Climate Protection & Land Use: California Begins To Address The Connection

Land use is finally being addressed in California as an intrinsic part of the state's global warming reduction strategy, thanks to passage of the Global Warming Solutions Act and a recent lawsuit by the attorney general against a sprawling county.

2 minute read

May 30, 2007, 8:00 AM PDT

By Irvin Dawid


"The need to rein in sprawl has not received much attention from Schwarzenegger, who has garnered international attention as he has talked about creating more efficient cars, boosting solar power, and developing new carbon-trading markets for industry. But experts, including the governor's own climate advisers, argue that changing how housing is developed is key to meeting the emissions reductions that AB32 (Global Warming Solutions Act of 2006) calls for.

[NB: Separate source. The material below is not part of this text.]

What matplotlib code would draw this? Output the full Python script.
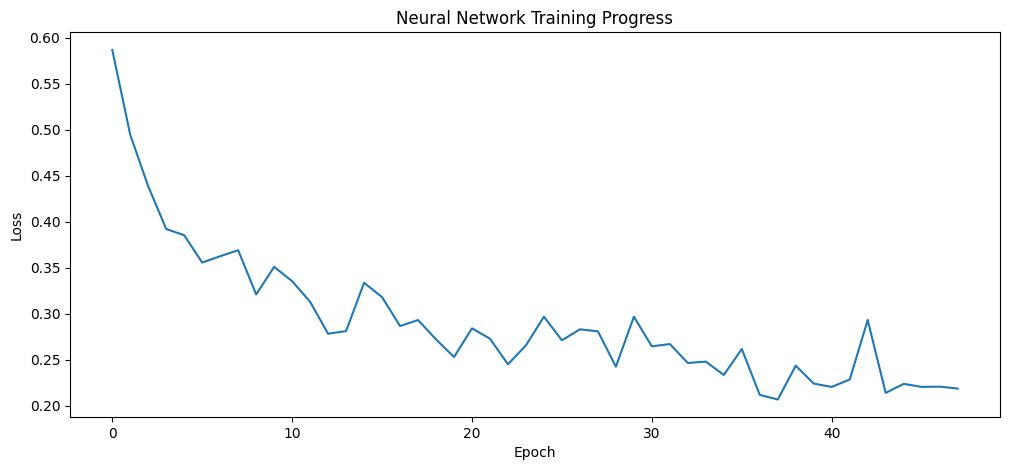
import matplotlib
matplotlib.use("Agg")
import matplotlib.pyplot as plt

epochs = list(range(48))
loss = [0.587, 0.4947, 0.4386, 0.3923, 0.3855, 0.3558, 0.3627, 0.3692, 0.3211, 0.3511,
        0.3356, 0.3131, 0.2784, 0.2813, 0.3338, 0.3182, 0.2868, 0.2933, 0.2723, 0.2531,
        0.2843, 0.2730, 0.2452, 0.2658, 0.2969, 0.2713, 0.2832, 0.2810, 0.2426, 0.2969,
        0.2647, 0.2672, 0.2466, 0.2481, 0.2336, 0.2618, 0.2119, 0.2069, 0.2437, 0.2242,
        0.2206, 0.2286, 0.2933, 0.2141, 0.2239, 0.2206, 0.2209, 0.2188]

fig, ax = plt.subplots(figsize=(10.1, 4.7), dpi=100)
fig.subplots_adjust(left=0.0693, right=0.990, top=0.931, bottom=0.1128)
ax.plot(epochs, loss, color="#1f77b4")
ax.set_title("Neural Network Training Progress")
ax.set_xlabel("Epoch")
ax.set_ylabel("Loss")
fig.savefig("out.png", dpi=100)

Those changes, aimed at nothing less than altering how and where Californians live and encouraging a car-crazy state to drive less, may be the most profound -- and difficult -- challenge for the state's global warming fight."

"Speaking at a climate change conference in Santa Barbara in March, Jackalyne Pfannenstiel, chairwoman of the California Energy Commission Pfannenstiel declared that the state needed a cultural revolution when it came to land-use planning."

State Attorney General Jerry Brown recently said, "We can no longer pretend that carbon emissions don't exist," speaking of his lawsuit against the general plan of one of the state's fastest growing counties, San Bernardino. "This (general) plan won't be changed again until 2030, and to not have a word in it about climate change is ignoring a very real problem." {Editor's note: see related link for more on the lawsuit}.

"The lawsuit is one of at least seven around the state using the global warming threat to challenge building or planning proposals by developers and local governments"

"(The) lawsuits broach a topic that virtually every climate-change expert in California agrees on: Sprawl is contributing to global warming."

"We have to address land use to reach the AB32 targets," said Dan Skopec, undersecretary of the governor's Environmental Protection Agency.

"The problem is this: Low-density housing developments built far from where people work, and far from public transportation, increase everything from the energy use generated to bring water to outlying areas to the amount of miles people drive in their cars. Brown's lawsuit against San Bernardino... notes that the current population logs 28 million miles per day in vehicles.

The answer to this, many agree, is to change land development patterns to encourage more high-density housing near public transportation and employment centers to get people out of their cars."